SINGAPORE -Singapore must have good politics if its plans for the future are to work, said Prime Minister Lee Hsien Loong in his National Day Rally speech on Sunday night (Aug 21), citing the recent Brexit referendum as an example of how things can go wrong if citizens lose faith in politics.
Having laid out Singapore's economic and foreign policy plans earlier in his speech, Mr Lee noted that for all these plans to work, Singapore must have good politics.
If Singapore fails to produce good leaders whom citizens can trust and work with, or if Singaporeans are themselves divided, then the best laid plans will amount to nothing, he added.
He held up the Brexit referendum in June, in which a majority of British citizens voted for their country to leave the European Union (EU), as " a vivid reminder of how important good politics is".
The referendum result is already taking an economic toll, with the pound's value falling and jobs moving out of Britain.
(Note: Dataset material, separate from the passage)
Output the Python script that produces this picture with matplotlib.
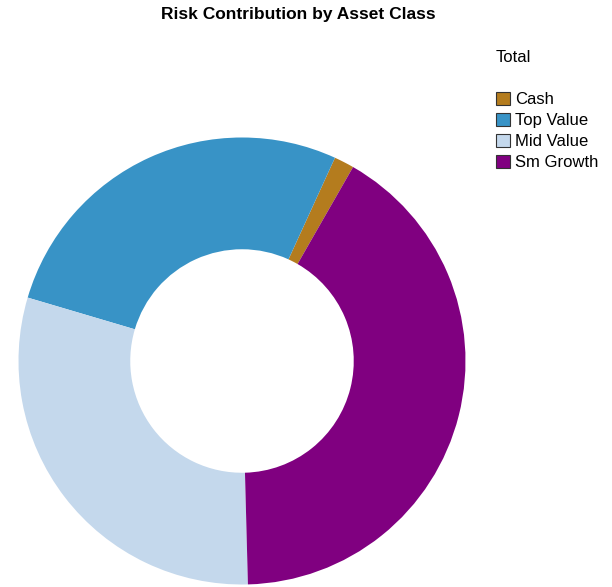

But the bigger impact, he added, is to deepen fault lines in British society: between the young and old, better-educated and working class, British and immigrants, and the English and the Scots.
The "Leave" campaign won because voters had lost faith in leaders and politicians as a whole, said Mr Lee. Large parts of the population felt they were not benefiting from globalisation, while high immigration made people anxious about their national identity.
Mr Lee also noted that in the lead-up to a vote, it is easy to make promises but these may not always be kept. The "Leave" campaign was not honest with voters and did not take responsibility for promises, he said.
The anxieties and pressures surrounding the Brexit referendum are present in many other countries, noted Mr Lee. But Singapore can be different - provided we have good politics.
Politics must unite the country and uphold multi-racialism, while leaders must be attuned to the people's aspirations, he said.
The political system must be sound, and people must believe in it, he added: " People must feel that this is theirs. Then the system can work."